*WORK TO COMPLETE*: Consider the listing below. Extract exactly the lines from the line containing "Write a Python" to the line containing "fig.patch.set_facecolor(bg)", both included.

>>

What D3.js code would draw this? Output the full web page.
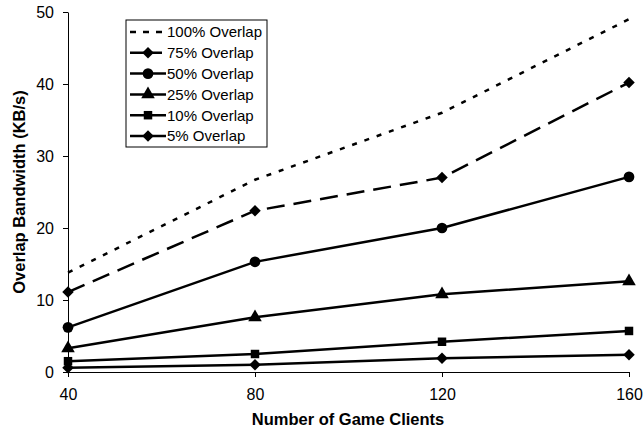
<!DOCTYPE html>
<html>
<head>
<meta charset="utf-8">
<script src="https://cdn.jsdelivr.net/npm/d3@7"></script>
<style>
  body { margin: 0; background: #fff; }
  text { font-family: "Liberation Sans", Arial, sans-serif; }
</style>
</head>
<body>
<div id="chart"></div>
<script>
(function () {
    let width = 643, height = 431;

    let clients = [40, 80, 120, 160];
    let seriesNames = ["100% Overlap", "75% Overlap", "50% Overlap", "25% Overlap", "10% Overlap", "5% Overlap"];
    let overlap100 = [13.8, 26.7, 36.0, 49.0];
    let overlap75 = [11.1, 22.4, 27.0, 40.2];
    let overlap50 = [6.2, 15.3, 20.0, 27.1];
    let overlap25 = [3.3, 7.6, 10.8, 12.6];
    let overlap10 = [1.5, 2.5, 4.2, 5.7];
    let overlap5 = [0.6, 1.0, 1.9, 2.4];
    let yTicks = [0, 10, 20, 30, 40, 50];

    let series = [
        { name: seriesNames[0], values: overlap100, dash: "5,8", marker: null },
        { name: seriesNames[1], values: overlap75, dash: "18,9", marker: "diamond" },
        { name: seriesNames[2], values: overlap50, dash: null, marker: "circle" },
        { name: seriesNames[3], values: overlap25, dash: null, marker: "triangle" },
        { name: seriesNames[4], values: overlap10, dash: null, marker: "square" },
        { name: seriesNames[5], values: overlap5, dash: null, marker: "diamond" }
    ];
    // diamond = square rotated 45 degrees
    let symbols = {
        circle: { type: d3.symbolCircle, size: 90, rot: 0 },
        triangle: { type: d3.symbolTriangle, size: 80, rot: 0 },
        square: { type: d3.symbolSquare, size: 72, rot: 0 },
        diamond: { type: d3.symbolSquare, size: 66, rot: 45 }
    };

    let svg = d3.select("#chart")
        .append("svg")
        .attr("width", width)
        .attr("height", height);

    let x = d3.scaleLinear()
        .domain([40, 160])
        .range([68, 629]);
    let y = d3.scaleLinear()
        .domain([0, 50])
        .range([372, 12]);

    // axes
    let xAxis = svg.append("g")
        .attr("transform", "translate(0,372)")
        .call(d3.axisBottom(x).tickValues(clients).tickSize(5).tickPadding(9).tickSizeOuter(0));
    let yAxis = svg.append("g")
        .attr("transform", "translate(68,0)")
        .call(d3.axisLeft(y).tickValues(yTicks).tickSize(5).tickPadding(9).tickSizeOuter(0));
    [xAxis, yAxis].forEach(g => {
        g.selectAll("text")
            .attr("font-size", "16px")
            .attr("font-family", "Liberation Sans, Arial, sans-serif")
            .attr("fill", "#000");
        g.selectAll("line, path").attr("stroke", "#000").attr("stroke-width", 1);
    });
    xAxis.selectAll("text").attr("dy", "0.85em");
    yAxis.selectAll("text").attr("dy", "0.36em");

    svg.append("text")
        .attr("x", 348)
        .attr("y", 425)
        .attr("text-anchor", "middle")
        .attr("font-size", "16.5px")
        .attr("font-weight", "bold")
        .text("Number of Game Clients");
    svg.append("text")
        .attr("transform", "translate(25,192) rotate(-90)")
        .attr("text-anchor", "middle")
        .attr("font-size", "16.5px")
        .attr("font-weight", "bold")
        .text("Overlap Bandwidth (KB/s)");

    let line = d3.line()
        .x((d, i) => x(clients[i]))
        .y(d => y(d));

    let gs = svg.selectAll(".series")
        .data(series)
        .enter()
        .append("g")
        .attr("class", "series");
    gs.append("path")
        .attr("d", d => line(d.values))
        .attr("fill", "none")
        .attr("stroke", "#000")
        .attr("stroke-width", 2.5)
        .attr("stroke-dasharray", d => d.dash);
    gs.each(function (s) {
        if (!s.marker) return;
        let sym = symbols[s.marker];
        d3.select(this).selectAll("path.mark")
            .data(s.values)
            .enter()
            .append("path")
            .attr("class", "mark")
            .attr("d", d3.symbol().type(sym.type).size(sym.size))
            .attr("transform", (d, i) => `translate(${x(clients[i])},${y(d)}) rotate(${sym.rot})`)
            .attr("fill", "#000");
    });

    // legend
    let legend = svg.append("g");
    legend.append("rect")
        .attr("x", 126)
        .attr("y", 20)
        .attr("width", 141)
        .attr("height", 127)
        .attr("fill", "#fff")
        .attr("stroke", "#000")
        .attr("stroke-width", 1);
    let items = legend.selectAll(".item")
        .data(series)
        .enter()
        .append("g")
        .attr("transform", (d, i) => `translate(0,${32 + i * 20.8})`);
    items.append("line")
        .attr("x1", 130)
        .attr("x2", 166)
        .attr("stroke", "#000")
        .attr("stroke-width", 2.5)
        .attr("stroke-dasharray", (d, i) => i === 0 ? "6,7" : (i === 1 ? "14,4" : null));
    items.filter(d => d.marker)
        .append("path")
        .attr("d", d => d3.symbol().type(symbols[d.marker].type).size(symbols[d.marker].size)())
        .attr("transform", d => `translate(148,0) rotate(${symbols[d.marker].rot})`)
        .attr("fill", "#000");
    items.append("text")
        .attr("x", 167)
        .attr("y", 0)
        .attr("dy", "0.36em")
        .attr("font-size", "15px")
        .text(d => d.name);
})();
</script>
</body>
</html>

<<
>>

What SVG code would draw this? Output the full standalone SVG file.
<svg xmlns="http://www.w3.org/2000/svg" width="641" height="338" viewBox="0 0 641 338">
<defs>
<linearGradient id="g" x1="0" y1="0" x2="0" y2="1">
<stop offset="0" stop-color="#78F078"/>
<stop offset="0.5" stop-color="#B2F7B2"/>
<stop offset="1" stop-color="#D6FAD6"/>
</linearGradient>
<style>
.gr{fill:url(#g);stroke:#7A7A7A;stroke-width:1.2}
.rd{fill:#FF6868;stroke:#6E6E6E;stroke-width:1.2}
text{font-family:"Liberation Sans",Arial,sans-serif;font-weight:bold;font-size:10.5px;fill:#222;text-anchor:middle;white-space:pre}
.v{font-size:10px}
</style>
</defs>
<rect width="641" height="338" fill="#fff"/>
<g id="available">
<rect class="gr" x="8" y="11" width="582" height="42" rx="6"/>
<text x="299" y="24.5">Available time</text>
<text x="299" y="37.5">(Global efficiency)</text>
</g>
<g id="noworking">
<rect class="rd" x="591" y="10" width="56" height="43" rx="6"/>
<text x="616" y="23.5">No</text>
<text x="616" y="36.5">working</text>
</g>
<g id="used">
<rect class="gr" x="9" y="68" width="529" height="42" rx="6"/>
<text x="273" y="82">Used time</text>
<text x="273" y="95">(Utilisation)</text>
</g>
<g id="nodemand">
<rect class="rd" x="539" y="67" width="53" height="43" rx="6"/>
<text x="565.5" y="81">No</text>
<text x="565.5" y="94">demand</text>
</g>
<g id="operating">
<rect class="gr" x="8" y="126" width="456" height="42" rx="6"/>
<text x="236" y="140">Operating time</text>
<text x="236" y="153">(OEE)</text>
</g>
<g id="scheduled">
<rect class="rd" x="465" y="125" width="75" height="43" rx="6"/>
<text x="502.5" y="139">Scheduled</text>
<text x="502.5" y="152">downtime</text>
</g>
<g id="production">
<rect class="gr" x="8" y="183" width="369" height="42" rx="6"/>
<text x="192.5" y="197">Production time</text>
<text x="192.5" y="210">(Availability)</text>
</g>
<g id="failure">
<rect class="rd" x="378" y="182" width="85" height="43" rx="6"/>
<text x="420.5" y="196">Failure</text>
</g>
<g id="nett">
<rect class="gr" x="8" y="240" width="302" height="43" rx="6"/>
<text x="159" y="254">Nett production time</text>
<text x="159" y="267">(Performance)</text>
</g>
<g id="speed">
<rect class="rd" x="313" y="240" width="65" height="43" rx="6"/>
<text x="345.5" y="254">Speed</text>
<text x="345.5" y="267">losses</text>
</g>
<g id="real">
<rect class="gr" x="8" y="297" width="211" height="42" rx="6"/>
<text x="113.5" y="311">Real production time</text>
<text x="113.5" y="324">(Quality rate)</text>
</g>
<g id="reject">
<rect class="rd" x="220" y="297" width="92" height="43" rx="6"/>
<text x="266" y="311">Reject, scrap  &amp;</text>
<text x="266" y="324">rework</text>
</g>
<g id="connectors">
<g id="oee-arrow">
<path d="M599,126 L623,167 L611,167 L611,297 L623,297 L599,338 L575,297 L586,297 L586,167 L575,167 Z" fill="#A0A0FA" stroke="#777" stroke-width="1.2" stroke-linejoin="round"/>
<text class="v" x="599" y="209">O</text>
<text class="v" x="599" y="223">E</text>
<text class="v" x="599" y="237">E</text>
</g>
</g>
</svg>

<<
>>

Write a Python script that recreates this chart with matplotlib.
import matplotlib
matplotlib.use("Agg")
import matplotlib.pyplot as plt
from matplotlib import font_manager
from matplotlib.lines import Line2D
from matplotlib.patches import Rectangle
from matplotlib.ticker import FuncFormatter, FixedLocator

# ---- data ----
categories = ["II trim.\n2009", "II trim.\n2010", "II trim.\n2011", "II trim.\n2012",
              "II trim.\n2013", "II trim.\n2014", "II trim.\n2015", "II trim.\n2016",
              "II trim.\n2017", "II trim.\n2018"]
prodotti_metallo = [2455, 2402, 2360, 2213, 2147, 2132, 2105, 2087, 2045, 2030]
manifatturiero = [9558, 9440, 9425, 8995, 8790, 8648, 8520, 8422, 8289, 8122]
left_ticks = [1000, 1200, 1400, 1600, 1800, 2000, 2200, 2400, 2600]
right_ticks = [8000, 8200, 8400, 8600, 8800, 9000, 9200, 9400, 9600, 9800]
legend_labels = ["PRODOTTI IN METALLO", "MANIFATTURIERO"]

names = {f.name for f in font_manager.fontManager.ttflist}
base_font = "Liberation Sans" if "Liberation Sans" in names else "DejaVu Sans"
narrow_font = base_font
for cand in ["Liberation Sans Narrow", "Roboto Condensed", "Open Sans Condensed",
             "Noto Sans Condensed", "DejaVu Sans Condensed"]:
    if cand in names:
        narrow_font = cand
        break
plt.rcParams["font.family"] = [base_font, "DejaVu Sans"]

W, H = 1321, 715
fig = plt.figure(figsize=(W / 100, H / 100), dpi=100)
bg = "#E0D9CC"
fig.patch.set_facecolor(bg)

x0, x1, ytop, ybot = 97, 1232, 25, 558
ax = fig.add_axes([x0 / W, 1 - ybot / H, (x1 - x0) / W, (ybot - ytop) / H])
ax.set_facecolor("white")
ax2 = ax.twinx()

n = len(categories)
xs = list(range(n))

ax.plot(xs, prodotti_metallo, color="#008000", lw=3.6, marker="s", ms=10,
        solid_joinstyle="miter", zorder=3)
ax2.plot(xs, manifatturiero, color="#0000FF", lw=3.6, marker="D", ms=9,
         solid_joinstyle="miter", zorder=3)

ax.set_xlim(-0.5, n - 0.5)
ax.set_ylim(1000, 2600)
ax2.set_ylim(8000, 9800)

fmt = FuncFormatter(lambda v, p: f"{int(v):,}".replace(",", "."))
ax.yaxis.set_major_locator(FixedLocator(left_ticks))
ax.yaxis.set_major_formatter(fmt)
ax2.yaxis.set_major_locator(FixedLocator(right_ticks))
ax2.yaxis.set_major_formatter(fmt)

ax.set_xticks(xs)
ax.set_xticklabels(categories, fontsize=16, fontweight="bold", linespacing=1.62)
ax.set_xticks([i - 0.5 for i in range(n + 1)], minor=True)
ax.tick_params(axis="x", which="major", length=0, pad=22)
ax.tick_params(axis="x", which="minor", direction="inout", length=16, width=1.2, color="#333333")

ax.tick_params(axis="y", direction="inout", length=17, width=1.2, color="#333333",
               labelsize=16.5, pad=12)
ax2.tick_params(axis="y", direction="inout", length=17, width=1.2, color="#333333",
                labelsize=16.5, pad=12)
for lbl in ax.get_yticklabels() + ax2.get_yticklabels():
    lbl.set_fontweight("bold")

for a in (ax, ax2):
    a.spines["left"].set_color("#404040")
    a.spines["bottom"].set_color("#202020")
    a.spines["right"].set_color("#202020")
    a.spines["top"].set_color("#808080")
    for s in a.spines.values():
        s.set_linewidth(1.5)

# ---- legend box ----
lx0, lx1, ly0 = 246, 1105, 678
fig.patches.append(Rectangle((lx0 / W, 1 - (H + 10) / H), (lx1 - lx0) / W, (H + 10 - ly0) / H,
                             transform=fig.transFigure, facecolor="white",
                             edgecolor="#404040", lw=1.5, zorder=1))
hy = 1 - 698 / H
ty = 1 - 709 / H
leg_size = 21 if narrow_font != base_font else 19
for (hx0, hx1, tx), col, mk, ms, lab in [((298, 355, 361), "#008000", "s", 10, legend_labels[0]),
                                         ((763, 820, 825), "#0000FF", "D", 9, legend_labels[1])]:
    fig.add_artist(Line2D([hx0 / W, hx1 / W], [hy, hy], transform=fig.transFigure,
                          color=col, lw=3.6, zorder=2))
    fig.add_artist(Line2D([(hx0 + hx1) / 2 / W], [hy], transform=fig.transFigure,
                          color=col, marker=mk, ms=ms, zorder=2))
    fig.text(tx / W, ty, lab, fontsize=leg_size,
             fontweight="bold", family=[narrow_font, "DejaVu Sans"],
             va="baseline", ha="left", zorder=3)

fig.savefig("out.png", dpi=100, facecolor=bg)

<<

*REPLY TO THE TASK*:
Write a Python script that recreates this chart with matplotlib.
import matplotlib
matplotlib.use("Agg")
import matplotlib.pyplot as plt
from matplotlib import font_manager
from matplotlib.lines import Line2D
from matplotlib.patches import Rectangle
from matplotlib.ticker import FuncFormatter, FixedLocator

# ---- data ----
categories = ["II trim.\n2009", "II trim.\n2010", "II trim.\n2011", "II trim.\n2012",
              "II trim.\n2013", "II trim.\n2014", "II trim.\n2015", "II trim.\n2016",
              "II trim.\n2017", "II trim.\n2018"]
prodotti_metallo = [2455, 2402, 2360, 2213, 2147, 2132, 2105, 2087, 2045, 2030]
manifatturiero = [9558, 9440, 9425, 8995, 8790, 8648, 8520, 8422, 8289, 8122]
left_ticks = [1000, 1200, 1400, 1600, 1800, 2000, 2200, 2400, 2600]
right_ticks = [8000, 8200, 8400, 8600, 8800, 9000, 9200, 9400, 9600, 9800]
legend_labels = ["PRODOTTI IN METALLO", "MANIFATTURIERO"]

names = {f.name for f in font_manager.fontManager.ttflist}
base_font = "Liberation Sans" if "Liberation Sans" in names else "DejaVu Sans"
narrow_font = base_font
for cand in ["Liberation Sans Narrow", "Roboto Condensed", "Open Sans Condensed",
             "Noto Sans Condensed", "DejaVu Sans Condensed"]:
    if cand in names:
        narrow_font = cand
        break
plt.rcParams["font.family"] = [base_font, "DejaVu Sans"]

W, H = 1321, 715
fig = plt.figure(figsize=(W / 100, H / 100), dpi=100)
bg = "#E0D9CC"
fig.patch.set_facecolor(bg)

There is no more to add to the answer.